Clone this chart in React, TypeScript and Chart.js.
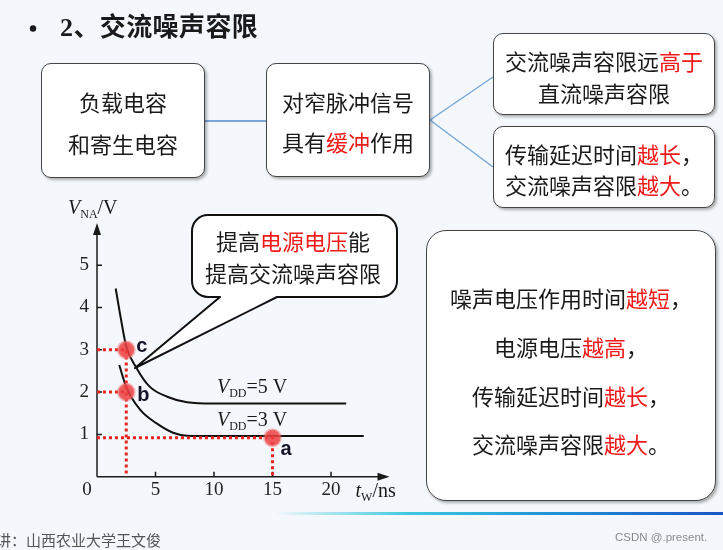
import React, { useEffect, useRef } from "react";
import { Chart, registerables } from "chart.js";

Chart.register(...registerables);

// ---------- data ----------
const xTicks = [5, 10, 15, 20];
const yTicks = [1, 2, 3, 4, 5];
const xMax = 25;
const yMax = 6;

const curve5X = [1.6, 2.0, 2.5, 3.4, 4.5, 6.0, 7.7, 10, 21.3];
const curve5Y = [4.45, 3.8, 3.08, 2.56, 2.13, 1.89, 1.76, 1.73, 1.73];
const curve3X = [1.9, 2.5, 3.7, 5.1, 6.5, 7.7, 10, 22.8];
const curve3Y = [2.64, 2.12, 1.58, 1.26, 1.04, 0.97, 0.96, 0.96];
const curveLabels = ["5 V", "3 V"];
const curveLabelX = [10.25, 10.25];

const pointNames = ["c", "b", "a"];
const pointX = [2.5, 2.5, 15];
const pointY = [3, 2, 0.92];
const pointDrop = [true, false, true];

type Seg = [string, boolean];

const titleText = "2、交流噪声容限";
const box1Lines: Seg[][] = [[["负载电容", false]], [["和寄生电容", false]]];
const box2Lines: Seg[][] = [
  [["对窄脉冲信号", false]],
  [["具有", false], ["缓冲", true], ["作用", false]],
];
const box3Lines: Seg[][] = [
  [["交流噪声容限远", false], ["高于", true]],
  [["直流噪声容限", false]],
];
const box4Lines: Seg[][] = [
  [["传输延迟时间", false], ["越长", true], ["，", false]],
  [["交流噪声容限", false], ["越大", true], ["。", false]],
];
const bubbleLines: Seg[][] = [
  [["提高", false], ["电源电压", true], ["能", false]],
  [["提高交流噪声容限", false]],
];
const bigLines: Seg[][] = [
  [["噪声电压作用时间", false], ["越短", true], ["，", false]],
  [["电源电压", false], ["越高", true], ["，", false]],
  [["传输延迟时间", false], ["越长", true], ["，", false]],
  [["交流噪声容限", false], ["越大", true], ["。", false]],
];
const footerLeft = "讲：山西农业大学王文俊";
const footerRight = "CSDN @.present.";

const SERIF = '"Liberation Serif", "Times New Roman", serif';
const CJK = '"Noto Sans CJK SC", "Noto Sans", sans-serif';
const RED = "#f01a1a";

const toPts = (xs: number[], ys: number[]) => xs.map((x, i) => ({ x, y: ys[i] }));

function drawSub(ctx: CanvasRenderingContext2D, x: number, y: number, main: string, sub: string, rest: string) {
  ctx.textAlign = "left";
  ctx.textBaseline = "alphabetic";
  ctx.font = `italic 20px ${SERIF}`;
  ctx.fillText(main, x, y);
  x += ctx.measureText(main).width;
  ctx.font = `12px ${SERIF}`;
  ctx.fillText(sub, x, y + 4);
  x += ctx.measureText(sub).width;
  ctx.font = `20px ${SERIF}`;
  ctx.fillText(rest, x, y);
}

const decor = {
  id: "decor",
  beforeDatasetsDraw(chart: any) {
    const { ctx, chartArea: a, scales } = chart;
    const xs = scales.x;
    const ys = scales.y;
    ctx.save();
    ctx.strokeStyle = "#1a1a1a";
    ctx.fillStyle = "#1a1a1a";
    ctx.lineWidth = 1.5;
    ctx.beginPath();
    ctx.moveTo(a.left, a.bottom);
    ctx.lineTo(a.right - 6, a.bottom);
    ctx.moveTo(a.left, a.bottom);
    ctx.lineTo(a.left, a.top + 6);
    xTicks.forEach((v) => {
      const px = xs.getPixelForValue(v);
      ctx.moveTo(px, a.bottom);
      ctx.lineTo(px, a.bottom - 5);
    });
    yTicks.forEach((v) => {
      const py = ys.getPixelForValue(v);
      ctx.moveTo(a.left, py);
      ctx.lineTo(a.left + 5, py);
    });
    ctx.stroke();
    ctx.beginPath();
    ctx.moveTo(a.right, a.bottom);
    ctx.lineTo(a.right - 12, a.bottom - 4);
    ctx.lineTo(a.right - 12, a.bottom + 4);
    ctx.closePath();
    ctx.fill();
    ctx.beginPath();
    ctx.moveTo(a.left, a.top);
    ctx.lineTo(a.left - 4, a.top + 12);
    ctx.lineTo(a.left + 4, a.top + 12);
    ctx.closePath();
    ctx.fill();
    ctx.restore();
  },
  afterDatasetsDraw(chart: any) {
    const { ctx, chartArea: a, scales } = chart;
    const xs = scales.x;
    const ys = scales.y;
    ctx.save();
    ctx.fillStyle = "#1a1a1a";
    drawSub(ctx, a.left - 29, a.top - 9, "V", "NA", "/V");
    drawSub(ctx, a.right - 34, a.bottom + 20, "t", "W", "/ns");
    ctx.font = `19px ${SERIF}`;
    ctx.textAlign = "center";
    ctx.fillText("0", a.left - 10, a.bottom + 18);
    const flats = [curve5Y[curve5Y.length - 1], curve3Y[curve3Y.length - 1]];
    curveLabels.forEach((t, i) => {
      const px = xs.getPixelForValue(curveLabelX[i]);
      const py = ys.getPixelForValue(flats[i]) - 10.5;
      drawSub(ctx, px, py, "V", "DD", "=" + t);
    });
    const offs = [
      [10, -3],
      [11, 3],
      [8, 12],
    ];
    ctx.font = `bold 20px "Liberation Sans", Arial, sans-serif`;
    ctx.textAlign = "left";
    ctx.textBaseline = "middle";
    ctx.fillStyle = "#15152a";
    pointNames.forEach((n, i) => {
      const px = xs.getPixelForValue(pointX[i]);
      const py = ys.getPixelForValue(pointY[i]);
      ctx.fillText(n, px + offs[i][0], py + offs[i][1]);
    });
    ctx.restore();
  },
};

function TextLine({ cx, cy, segs, size = 22 }: any) {
  return (
    <div
      style={{
        position: "absolute",
        left: cx - 200,
        width: 400,
        top: cy - size * 0.7,
        height: size * 1.4,
        lineHeight: `${size * 1.4}px`,
        textAlign: "center",
        fontSize: size,
        fontFamily: CJK,
        whiteSpace: "nowrap",
        color: "#1a1a1a",
      }}
    >
      {segs.map((s: Seg, i: number) => (
        <span key={i} style={{ color: s[1] ? RED : undefined }}>
          {s[0]}
        </span>
      ))}
    </div>
  );
}

function Box({ l, t, r, b, rad = 10 }: any) {
  return (
    <div
      style={{
        position: "absolute",
        left: l,
        top: t,
        width: r - l,
        height: b - t,
        boxSizing: "border-box",
        background: "#fff",
        border: "1.5px solid #444",
        borderRadius: rad,
        boxShadow: "2px 2px 3px rgba(0,0,0,0.3)",
      }}
    />
  );
}

export default function App() {
  const canvasRef = useRef<HTMLCanvasElement>(null);

  useEffect(() => {
    const guideSets: any[] = [];
    pointX.forEach((px, i) => {
      const d = [
        { x: 0, y: pointY[i] },
        { x: px, y: pointY[i] },
      ];
      if (pointDrop[i]) d.push({ x: px, y: 0 });
      guideSets.push({
        data: d,
        showLine: true,
        borderColor: "#e8251f",
        borderWidth: 3,
        borderDash: [3, 3],
        pointRadius: 0,
        fill: false,
      });
    });
    const chart = new Chart(canvasRef.current as HTMLCanvasElement, {
      type: "scatter",
      data: {
        datasets: [
          {
            label: "points",
            data: toPts(pointX, pointY),
            pointRadius: 8,
            pointBackgroundColor: "rgba(236,62,62,0.85)",
            pointBorderColor: "rgba(240,110,110,0.45)",
            pointBorderWidth: 3,
            showLine: false,
          },
          ...guideSets,
          {
            label: "VDD=5V",
            data: toPts(curve5X, curve5Y),
            showLine: true,
            borderColor: "#111",
            borderWidth: 2,
            pointRadius: 0,
            cubicInterpolationMode: "monotone",
          },
          {
            label: "VDD=3V",
            data: toPts(curve3X, curve3Y),
            showLine: true,
            borderColor: "#111",
            borderWidth: 2,
            pointRadius: 0,
            cubicInterpolationMode: "monotone",
          },
        ],
      },
      options: {
        animation: false,
        responsive: false,
        events: [],
        layout: { padding: { left: 57, right: 333.5, top: 222.9, bottom: 43.3 } },
        plugins: { legend: { display: false }, tooltip: { enabled: false } },
        scales: {
          x: {
            type: "linear",
            min: 0,
            max: xMax,
            grid: { display: false, drawTicks: false },
            border: { display: false },
            afterBuildTicks: (s: any) => {
              s.ticks = xTicks.map((v) => ({ value: v }));
            },
            afterFit: (s: any) => {
              s.height = 30;
            },
            ticks: { padding: 2, color: "#222", font: { family: SERIF, size: 19 } },
          },
          y: {
            type: "linear",
            min: 0,
            max: yMax,
            grid: { display: false, drawTicks: false },
            border: { display: false },
            afterBuildTicks: (s: any) => {
              s.ticks = yTicks.map((v) => ({ value: v }));
            },
            afterFit: (s: any) => {
              s.width = 40;
            },
            ticks: { padding: 8, color: "#222", font: { family: SERIF, size: 19 } },
          },
        },
      } as any,
      plugins: [decor as any],
    });
    return () => chart.destroy();
  }, []);

  const bubblePath =
    "M 208 215 H 381 A 16 16 0 0 1 397 231 V 281 A 16 16 0 0 1 381 297 H 277 L 135 368 L 220 297 H 208 A 16 16 0 0 1 192 281 V 231 A 16 16 0 0 1 208 215 Z";

  return (
    <div
      style={{
        position: "fixed",
        left: 0,
        top: 0,
        width: 723,
        height: 550,
        overflow: "hidden",
        background: "#f4f8fc",
        fontFamily: CJK,
      }}
    >
      <canvas ref={canvasRef} width={723} height={550} style={{ position: "absolute", left: 0, top: 0 }} />
      <svg width={723} height={550} style={{ position: "absolute", left: 0, top: 0, pointerEvents: "none" }}>
        <line x1={205} y1={121} x2={266} y2={121} stroke="#7aa7d8" strokeWidth={2} />
        <line x1={430} y1={120} x2={493} y2={77} stroke="#7aa7d8" strokeWidth={1.5} />
        <line x1={430} y1={120} x2={493} y2={167} stroke="#7aa7d8" strokeWidth={1.5} />
        <path d={bubblePath} fill="#fff" stroke="#111" strokeWidth={2} strokeLinejoin="round" />
        <circle cx={33} cy={28.5} r={3.2} fill="#1a1a1a" />
      </svg>

      <div
        style={{
          position: "absolute",
          left: 60,
          top: 28 - 18,
          height: 36,
          lineHeight: "36px",
          fontSize: 26,
          letterSpacing: 0.4,
          fontWeight: 700,
          fontFamily: `"Liberation Serif", "Noto Sans CJK SC", serif`,
          color: "#1a1a1a",
          whiteSpace: "nowrap",
        }}
      >
        {titleText}
      </div>

      <Box l={41} t={63} r={205} b={178} />
      <Box l={266} t={63} r={430} b={177} />
      <Box l={493} t={33} r={715} b={115} />
      <Box l={493} t={126} r={715} b={208} />
      <Box l={426} t={230} r={716} b={501} rad={20} />

      <TextLine cx={123} cy={101.7} segs={box1Lines[0]} />
      <TextLine cx={123} cy={143.3} segs={box1Lines[1]} />
      <TextLine cx={348} cy={101.7} segs={box2Lines[0]} />
      <TextLine cx={348} cy={141.7} segs={box2Lines[1]} />
      <TextLine cx={604} cy={60} segs={box3Lines[0]} />
      <TextLine cx={604} cy={92} segs={box3Lines[1]} />
      <TextLine cx={604} cy={153} segs={box4Lines[0]} />
      <TextLine cx={604} cy={184} segs={box4Lines[1]} />
      <TextLine cx={293} cy={240} segs={bubbleLines[0]} />
      <TextLine cx={293} cy={272} segs={bubbleLines[1]} />
      <TextLine cx={571} cy={297} segs={bigLines[0]} />
      <TextLine cx={571} cy={346.5} segs={bigLines[1]} />
      <TextLine cx={571} cy={395} segs={bigLines[2]} />
      <TextLine cx={571} cy={443} segs={bigLines[3]} />

      <div
        style={{
          position: "absolute",
          left: 275,
          top: 512,
          width: 448,
          height: 3,
          background: "linear-gradient(to right, rgba(160,230,240,0), #3cc8de 30%, #2196d8 60%, #1a55c6 100%)",
        }}
      />
      <div style={{ position: "absolute", left: -4, top: 530, fontSize: 15, color: "#555", whiteSpace: "nowrap", lineHeight: "20px" }}>
        {footerLeft}
      </div>
      <div
        style={{
          position: "absolute",
          left: 615,
          top: 529,
          fontSize: 11.5,
          color: "#8a8a8a",
          fontFamily: '"Liberation Sans", Arial, sans-serif',
          whiteSpace: "nowrap",
          lineHeight: "16px",
        }}
      >
        {footerRight}
      </div>
    </div>
  );
}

* * *

● WHAT THE TASK ASKS
Starting at the first line of the material, output exactly the lines up to and including the one with "const yMax = 6;". Do not include the pictures.

● SOLUTION TO THIS PROBLEM
Clone this chart in React, TypeScript and Chart.js.
import React, { useEffect, useRef } from "react";
import { Chart, registerables } from "chart.js";

Chart.register(...registerables);

// ---------- data ----------
const xTicks = [5, 10, 15, 20];
const yTicks = [1, 2, 3, 4, 5];
const xMax = 25;
const yMax = 6;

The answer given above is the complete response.